In certain fields of study such as speech recognition or machine translation, for some acoustic signal $\,x$ or the source sentence to be translated $\,e$, it is common to model these problems as finding the sequence of words $\,w^*$ that has the highest probability of occurring given $\,x$ or $\,e$. This can be written as:

$w^* = arg\ \underset {w}{max} P(w|x) = arg\ \underset{w}{max} P(x|w)P(w)$

An acoustic or translation model can then be used for $\,P(x|w)$, similar to the idea behind LDA and QDA, and it remains to create a language model $\,P(w)$ to estimate the probability of any sequence of words $\,w$.

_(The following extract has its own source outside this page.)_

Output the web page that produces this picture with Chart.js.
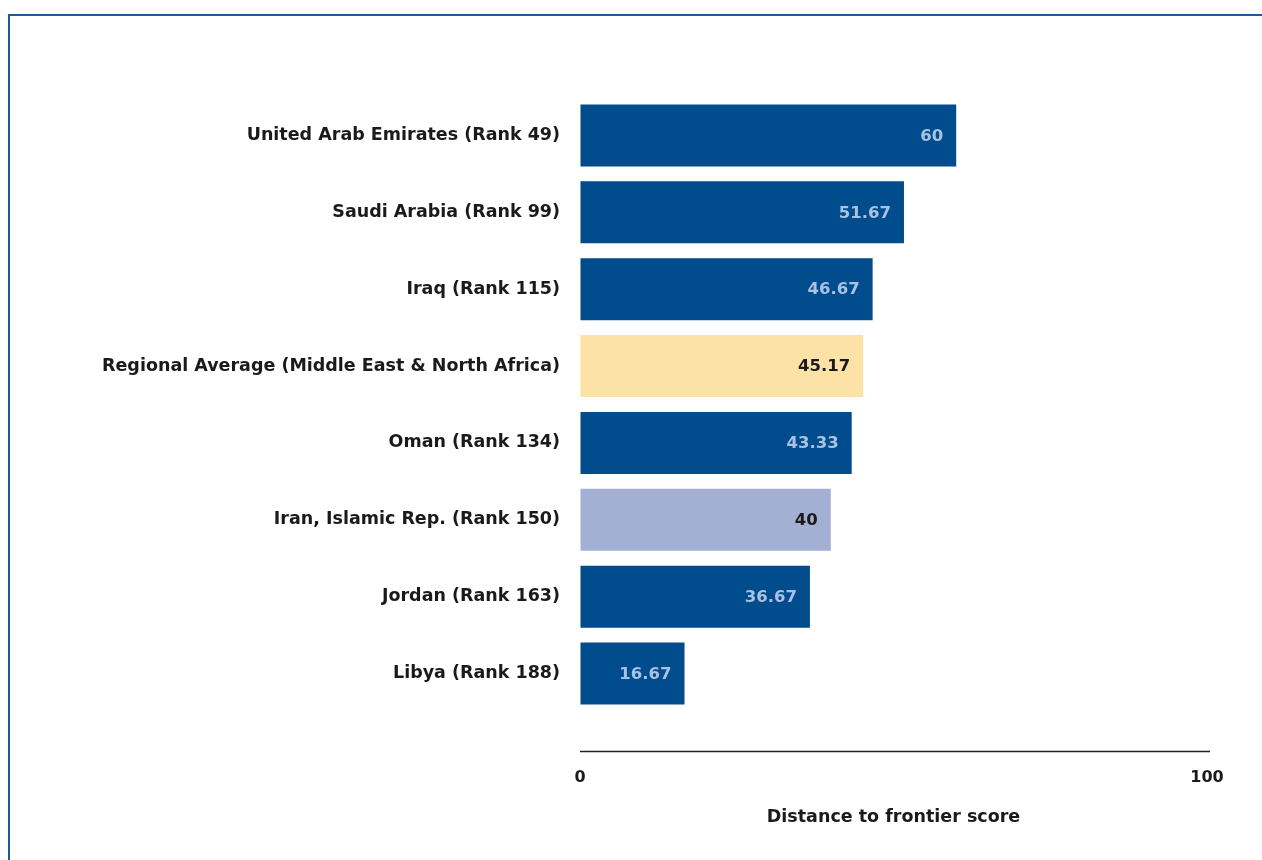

This is commonly done through the back-off n-grams model and the purpose behind this research paper is to use a neural network to better estimate $\,P(w)$.

# Back-off n-grams Model

A sequence of words will be defined as $\,w^i_1=(w_1,w_2,\dots,w_i)$ and the formula for the probability $\,P(w)$ can be rewritten as:

$P(w^n_1)=P(w_1,w_2,\dots,w_n)=P(w_1)\prod_{i=2}^n P(w_i|w^{i-1}_1)$

It is common to estimate $\,P(w_i|w^{i-1}_1)$ through:

$\,P(w_i|w^{i-1}_1)\approx\frac{number\ of\ occurrence\ of\ the\ sequence\ (w_1,\dots,w_i)}{number\ of\ occurrence\ of\ the\ sequence\ (w_1,\dots,w_{i-1})}$

However, it is practically impossible to have a training set large enough to contain every possible sequence of words if the sequence is long enough and some sequences would have an incorrect probability of 0 simply because it is not in the training set. This is known as the data sparseness problem. This problem is commonly resolved by considering only the last n-1 words instead of the whole context. However, even for small n, certain sequences could still be missing.

To solve this issue, a technique called back-off n-grams is used and the general formula goes as follows:

$\,P(w_i|w^{i-1}_1) = \begin{cases} n/2, & \mbox{if }n\mbox{ is even} \\ 3n+1, & \mbox{if }n\mbox{ is odd} \end{cases}$